Je suis bien las de dormir si loin de vous toutes. Si cette lettre part demain, vous pourrez bien en recevoir quatre à la fois.


XCIV


Ce 20 octobre 1765.


Il y aura dimanche huit jours que je ne suis sorti du cabinet : l’ouvrage avance ; il est sérieux, il est gai ; il y a des connaissances, des plaisanteries, des méchancetés, de la vérité ; il m’amuse moi-même ; j’en ai pris un goût si vif pour l’étude, l’application et la vie avec moi-même, que je ne suis pas loin du projet de m’y tenir. Tout se compense sans doute en société avec ses amis ; une gaieté plus vive, quelque chose de plus intéressant, de plus varié ; on se communique aux autres ; ils vous tirent hors de vous ; voilà le beau côté. Mais combien de fois l’amour-propre blessé, la délicatesse révoltée, et une infinité d’autres petits dégoûts ! Rien de cela dans la retraite et la solitude. Les voilà tout autour de moi, ceux dont je ne me suis jamais plaint.
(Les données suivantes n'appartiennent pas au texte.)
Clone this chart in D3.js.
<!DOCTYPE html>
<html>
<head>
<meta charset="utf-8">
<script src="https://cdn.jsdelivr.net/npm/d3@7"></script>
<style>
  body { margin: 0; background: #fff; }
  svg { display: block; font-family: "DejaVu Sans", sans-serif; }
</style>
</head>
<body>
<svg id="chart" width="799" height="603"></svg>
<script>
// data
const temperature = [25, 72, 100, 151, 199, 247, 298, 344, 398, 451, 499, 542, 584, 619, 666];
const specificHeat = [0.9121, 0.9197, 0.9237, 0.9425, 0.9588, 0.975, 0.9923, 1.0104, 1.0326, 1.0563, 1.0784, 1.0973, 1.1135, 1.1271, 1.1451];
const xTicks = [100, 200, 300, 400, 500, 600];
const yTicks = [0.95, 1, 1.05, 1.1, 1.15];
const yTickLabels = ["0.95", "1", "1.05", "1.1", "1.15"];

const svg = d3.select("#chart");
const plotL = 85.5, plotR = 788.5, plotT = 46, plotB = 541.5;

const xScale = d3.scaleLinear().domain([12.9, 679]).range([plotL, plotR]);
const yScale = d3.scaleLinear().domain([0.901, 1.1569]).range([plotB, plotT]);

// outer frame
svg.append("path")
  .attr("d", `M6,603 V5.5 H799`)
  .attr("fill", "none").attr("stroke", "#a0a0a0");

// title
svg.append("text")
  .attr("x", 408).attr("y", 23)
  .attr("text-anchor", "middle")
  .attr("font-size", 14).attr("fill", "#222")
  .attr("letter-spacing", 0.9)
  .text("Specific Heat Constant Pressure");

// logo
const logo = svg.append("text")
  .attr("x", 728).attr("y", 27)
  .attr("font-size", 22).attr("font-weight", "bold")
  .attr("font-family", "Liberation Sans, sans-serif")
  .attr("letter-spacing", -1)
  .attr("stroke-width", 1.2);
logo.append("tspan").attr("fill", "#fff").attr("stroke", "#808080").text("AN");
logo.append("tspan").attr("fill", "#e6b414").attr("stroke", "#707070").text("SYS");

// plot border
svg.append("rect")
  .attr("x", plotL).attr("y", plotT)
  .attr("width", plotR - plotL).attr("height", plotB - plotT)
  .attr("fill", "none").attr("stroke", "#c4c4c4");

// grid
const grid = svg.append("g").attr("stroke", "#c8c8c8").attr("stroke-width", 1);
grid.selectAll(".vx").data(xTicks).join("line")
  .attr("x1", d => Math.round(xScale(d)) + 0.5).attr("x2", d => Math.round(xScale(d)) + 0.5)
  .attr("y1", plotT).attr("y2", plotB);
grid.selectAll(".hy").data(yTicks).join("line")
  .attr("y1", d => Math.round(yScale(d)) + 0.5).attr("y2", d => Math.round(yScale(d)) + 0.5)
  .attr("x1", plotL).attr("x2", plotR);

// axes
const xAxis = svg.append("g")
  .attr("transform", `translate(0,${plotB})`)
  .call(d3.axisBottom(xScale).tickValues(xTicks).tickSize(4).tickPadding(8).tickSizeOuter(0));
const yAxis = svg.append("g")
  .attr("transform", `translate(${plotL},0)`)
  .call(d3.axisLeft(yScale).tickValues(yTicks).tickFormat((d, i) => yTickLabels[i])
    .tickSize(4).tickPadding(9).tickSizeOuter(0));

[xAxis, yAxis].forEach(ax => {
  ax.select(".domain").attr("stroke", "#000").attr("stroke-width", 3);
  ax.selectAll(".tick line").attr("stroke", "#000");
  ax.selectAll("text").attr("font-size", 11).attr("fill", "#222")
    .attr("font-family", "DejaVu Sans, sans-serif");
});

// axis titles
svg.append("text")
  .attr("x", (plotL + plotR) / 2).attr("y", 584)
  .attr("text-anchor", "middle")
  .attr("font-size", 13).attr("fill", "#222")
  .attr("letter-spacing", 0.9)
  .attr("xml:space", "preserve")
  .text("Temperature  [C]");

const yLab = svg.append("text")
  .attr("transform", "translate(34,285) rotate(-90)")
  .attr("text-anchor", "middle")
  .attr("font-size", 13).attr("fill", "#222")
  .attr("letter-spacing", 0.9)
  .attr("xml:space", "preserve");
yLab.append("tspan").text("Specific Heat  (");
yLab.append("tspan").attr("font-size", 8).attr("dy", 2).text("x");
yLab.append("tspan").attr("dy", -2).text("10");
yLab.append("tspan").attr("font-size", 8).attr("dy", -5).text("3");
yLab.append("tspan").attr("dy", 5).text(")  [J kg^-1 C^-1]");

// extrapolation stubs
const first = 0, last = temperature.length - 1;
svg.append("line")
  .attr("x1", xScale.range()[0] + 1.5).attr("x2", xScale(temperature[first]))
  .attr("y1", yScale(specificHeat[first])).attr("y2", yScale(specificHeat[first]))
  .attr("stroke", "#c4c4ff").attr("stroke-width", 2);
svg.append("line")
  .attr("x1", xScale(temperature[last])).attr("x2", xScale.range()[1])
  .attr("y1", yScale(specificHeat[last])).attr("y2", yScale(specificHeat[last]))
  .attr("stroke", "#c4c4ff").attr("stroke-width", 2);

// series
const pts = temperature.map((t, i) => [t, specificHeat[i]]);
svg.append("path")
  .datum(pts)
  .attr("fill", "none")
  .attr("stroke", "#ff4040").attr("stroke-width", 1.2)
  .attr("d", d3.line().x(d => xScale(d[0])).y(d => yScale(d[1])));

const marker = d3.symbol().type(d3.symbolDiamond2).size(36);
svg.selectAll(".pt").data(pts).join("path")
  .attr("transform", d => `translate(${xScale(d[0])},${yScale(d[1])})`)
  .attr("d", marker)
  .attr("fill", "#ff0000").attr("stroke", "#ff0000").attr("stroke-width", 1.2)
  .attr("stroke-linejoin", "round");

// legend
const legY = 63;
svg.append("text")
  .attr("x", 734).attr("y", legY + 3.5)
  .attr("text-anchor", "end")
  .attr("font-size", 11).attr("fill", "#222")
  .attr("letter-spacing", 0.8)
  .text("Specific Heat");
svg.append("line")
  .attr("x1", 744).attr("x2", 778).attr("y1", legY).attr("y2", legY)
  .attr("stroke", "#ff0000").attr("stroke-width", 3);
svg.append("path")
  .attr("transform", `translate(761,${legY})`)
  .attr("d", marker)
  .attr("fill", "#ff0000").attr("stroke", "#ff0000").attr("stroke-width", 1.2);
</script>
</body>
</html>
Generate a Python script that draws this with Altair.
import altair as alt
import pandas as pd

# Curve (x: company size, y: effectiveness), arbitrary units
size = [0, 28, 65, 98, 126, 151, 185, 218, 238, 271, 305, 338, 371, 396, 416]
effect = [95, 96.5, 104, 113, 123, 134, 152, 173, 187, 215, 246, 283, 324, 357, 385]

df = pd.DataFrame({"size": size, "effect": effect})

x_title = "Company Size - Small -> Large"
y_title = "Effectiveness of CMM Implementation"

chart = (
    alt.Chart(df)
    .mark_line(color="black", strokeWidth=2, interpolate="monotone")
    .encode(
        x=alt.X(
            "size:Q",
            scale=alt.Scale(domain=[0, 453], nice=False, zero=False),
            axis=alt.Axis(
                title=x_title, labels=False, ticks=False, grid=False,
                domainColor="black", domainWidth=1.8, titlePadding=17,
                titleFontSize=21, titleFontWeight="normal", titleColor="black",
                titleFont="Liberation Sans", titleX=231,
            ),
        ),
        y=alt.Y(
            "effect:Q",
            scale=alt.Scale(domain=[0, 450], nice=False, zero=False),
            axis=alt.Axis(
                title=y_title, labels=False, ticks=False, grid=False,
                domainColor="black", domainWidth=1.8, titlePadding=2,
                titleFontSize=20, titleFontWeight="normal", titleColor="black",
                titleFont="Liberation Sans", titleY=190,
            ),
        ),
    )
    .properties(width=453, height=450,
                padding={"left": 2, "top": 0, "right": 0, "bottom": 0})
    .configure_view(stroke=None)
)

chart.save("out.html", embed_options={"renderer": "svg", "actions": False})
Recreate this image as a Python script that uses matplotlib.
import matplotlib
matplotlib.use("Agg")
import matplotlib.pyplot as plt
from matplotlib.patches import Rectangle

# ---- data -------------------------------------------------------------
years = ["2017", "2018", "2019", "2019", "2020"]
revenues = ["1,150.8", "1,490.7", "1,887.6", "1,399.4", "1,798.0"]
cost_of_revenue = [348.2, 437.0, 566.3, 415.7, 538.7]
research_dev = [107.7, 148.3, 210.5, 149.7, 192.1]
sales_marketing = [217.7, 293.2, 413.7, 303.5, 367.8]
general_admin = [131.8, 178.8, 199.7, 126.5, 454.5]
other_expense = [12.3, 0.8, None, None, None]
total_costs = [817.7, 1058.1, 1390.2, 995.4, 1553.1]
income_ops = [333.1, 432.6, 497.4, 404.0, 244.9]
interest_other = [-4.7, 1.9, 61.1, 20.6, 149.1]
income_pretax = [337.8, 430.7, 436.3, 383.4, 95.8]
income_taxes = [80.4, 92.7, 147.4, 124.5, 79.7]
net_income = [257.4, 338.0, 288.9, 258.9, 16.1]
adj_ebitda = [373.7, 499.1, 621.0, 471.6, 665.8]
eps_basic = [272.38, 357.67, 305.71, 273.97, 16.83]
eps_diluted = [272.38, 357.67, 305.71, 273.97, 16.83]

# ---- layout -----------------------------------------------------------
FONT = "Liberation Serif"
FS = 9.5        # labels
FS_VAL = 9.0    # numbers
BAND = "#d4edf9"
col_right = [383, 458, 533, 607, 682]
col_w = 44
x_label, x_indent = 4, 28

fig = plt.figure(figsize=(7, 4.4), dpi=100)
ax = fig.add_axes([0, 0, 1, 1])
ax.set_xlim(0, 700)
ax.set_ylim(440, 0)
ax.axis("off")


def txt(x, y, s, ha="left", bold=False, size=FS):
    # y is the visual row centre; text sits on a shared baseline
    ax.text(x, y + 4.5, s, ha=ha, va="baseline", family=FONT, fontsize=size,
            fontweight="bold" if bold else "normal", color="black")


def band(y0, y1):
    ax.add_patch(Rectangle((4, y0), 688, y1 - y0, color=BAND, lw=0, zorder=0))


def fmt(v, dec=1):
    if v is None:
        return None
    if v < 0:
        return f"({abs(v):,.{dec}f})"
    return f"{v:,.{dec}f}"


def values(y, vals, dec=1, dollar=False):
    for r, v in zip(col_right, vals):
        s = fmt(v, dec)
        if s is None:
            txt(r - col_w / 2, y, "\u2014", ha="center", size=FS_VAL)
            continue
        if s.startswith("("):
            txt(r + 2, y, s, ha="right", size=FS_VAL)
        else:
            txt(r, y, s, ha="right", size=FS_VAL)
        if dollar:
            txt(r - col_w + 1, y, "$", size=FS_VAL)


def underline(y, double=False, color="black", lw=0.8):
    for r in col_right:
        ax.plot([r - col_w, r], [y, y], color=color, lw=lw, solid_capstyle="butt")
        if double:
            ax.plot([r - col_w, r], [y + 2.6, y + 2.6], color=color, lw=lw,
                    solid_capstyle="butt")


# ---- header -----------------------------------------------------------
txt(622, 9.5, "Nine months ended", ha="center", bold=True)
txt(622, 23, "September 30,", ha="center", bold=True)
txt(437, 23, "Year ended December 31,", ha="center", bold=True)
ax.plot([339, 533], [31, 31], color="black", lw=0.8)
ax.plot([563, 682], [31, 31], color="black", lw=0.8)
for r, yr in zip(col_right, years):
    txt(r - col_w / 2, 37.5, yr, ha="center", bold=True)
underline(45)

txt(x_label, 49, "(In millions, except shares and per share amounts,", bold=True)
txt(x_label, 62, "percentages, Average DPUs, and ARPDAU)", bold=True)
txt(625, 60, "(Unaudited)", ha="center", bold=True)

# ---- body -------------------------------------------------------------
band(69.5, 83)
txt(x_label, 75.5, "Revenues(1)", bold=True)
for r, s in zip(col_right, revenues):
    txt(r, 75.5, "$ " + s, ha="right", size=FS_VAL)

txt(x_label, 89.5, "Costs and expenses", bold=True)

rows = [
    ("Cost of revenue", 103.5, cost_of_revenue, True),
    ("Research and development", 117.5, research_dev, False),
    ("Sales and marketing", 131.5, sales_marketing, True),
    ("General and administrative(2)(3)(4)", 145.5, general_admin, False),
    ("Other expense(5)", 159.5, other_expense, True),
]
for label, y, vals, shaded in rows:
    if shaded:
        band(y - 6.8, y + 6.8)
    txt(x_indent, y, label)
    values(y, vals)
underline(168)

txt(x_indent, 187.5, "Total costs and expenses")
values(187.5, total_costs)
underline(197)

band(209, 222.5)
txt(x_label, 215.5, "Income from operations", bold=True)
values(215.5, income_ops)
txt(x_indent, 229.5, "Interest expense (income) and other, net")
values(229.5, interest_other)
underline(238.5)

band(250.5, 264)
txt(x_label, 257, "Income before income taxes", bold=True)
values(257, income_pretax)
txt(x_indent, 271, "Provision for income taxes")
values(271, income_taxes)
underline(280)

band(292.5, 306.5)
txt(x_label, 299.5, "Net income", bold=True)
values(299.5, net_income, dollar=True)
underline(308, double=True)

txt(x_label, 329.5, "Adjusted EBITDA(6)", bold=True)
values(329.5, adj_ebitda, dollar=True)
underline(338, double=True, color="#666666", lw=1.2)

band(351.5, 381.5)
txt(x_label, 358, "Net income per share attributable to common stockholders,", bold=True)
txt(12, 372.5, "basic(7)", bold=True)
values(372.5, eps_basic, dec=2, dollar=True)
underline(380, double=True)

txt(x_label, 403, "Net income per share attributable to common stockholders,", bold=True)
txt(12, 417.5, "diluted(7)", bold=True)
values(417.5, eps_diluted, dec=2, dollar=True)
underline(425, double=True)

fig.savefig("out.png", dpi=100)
Oui, chère sœur, j’ai fait presque tout ce que vous me demandez ; j’ai vu l’abbé ; j’ai vu M. Rodier ; l’abbé ne peut être à vous d’un an ; c’est le temps que doit encore durer son éducation ; mais à la vérité c’est au plus. M. Rodier paraît aussi fâché que moi de prolonger à mes dépens la petite pension de cet enfant que j’ai fait à une femme que je n’ai jamais vue, bien par l’opération du Saint-Esprit ; et je vous assure qu’il ne demande pas mieux que de m’en soulager, et qu’il n’y manquera pas. J’ai trouvé toutes sortes de protections auprès de M. Dubucq ; c’est lui dont le sort de mon petit cousin de Cayenne dépend. Quelqu’un de ces jours, je dresserai un placet rempli de mensonges les plus honnêtes et les plus pathétiques, il sera présenté, et je vous chargerai de chercher mon absolution dans Suarès et dans Escobar. Ces gens-là auront apparemment décidé qu’il est permis de faire un petit mal pour un grand bien ; et ma conscience sera tranquille.